8. Bush's inflexibility and stubbornness is rooted in the old family drama. . . "To accept negative judgments about his decision to invade Iraq or his handling of the occupation would threaten something more vulnerable than troop morale. It would vindicate his father's diplomacy, caution and flexibility over his own hawkish attitude . . . His father gave him a memo that (Brent) Scowcroft had asked him to pass along about Iraq. The president glanced at it before throwing it aside, telling his dad, 'I'm sick and tired of getting papers from Brent Scowcroft telling me what to do, and I never want to see another one again.' With that 43, stalked out of the room and slammed the door behind him."

9. Bush believes his successor will be like Eisenhower . . . "In a background interview with a group of television reporters in September 2007, Bush said that the president who succeeded him would be like Eisenhower, who was critical of many of his predecessor's policies, but continued them once he was in office."

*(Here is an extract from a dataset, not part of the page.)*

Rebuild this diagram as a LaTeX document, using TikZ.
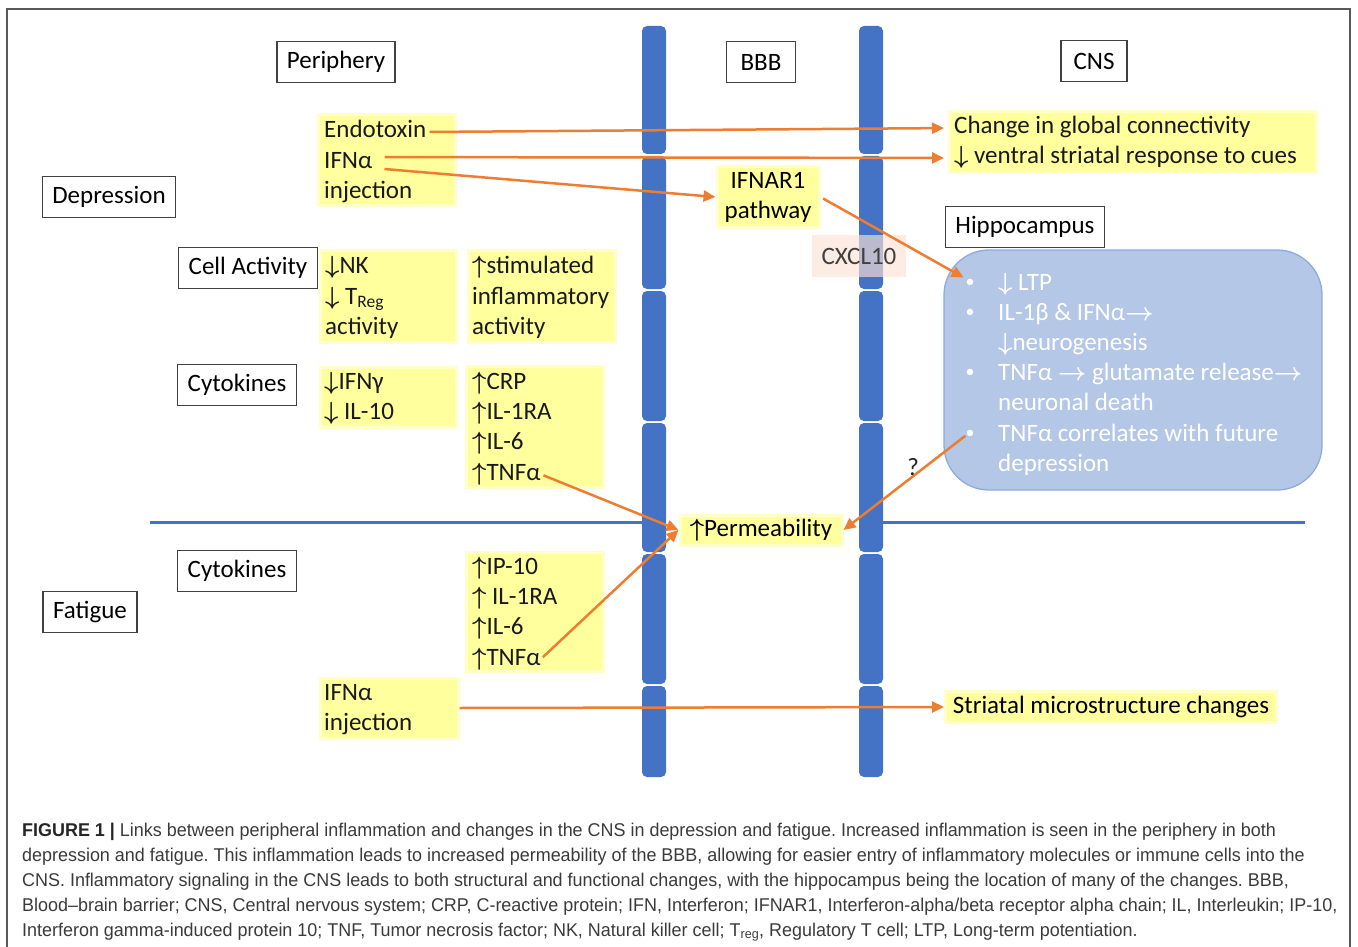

***Feel free to pass along a review of your recent holiday or lakeside reading . . .

1 comment:

Brad Belote said...

David -- I read this one several months back -- I had read an excerpt from Newsweek that fleshed out the different phases of the Bush foreign policy doctrine.

My take away from the book deals with Bush and his family. *He* wasn't supposed to be the president - that was Jeb's role. The Bush complex is derived from needing/wanting the acceptance of his father as a success while also distancing himself from his father's moderate temperament and rational foreign policy handling.

I think the best stuff in the book is the chronicling of the Pierces and Bushes and how they came from much different worlds and the effect those worlds had on W.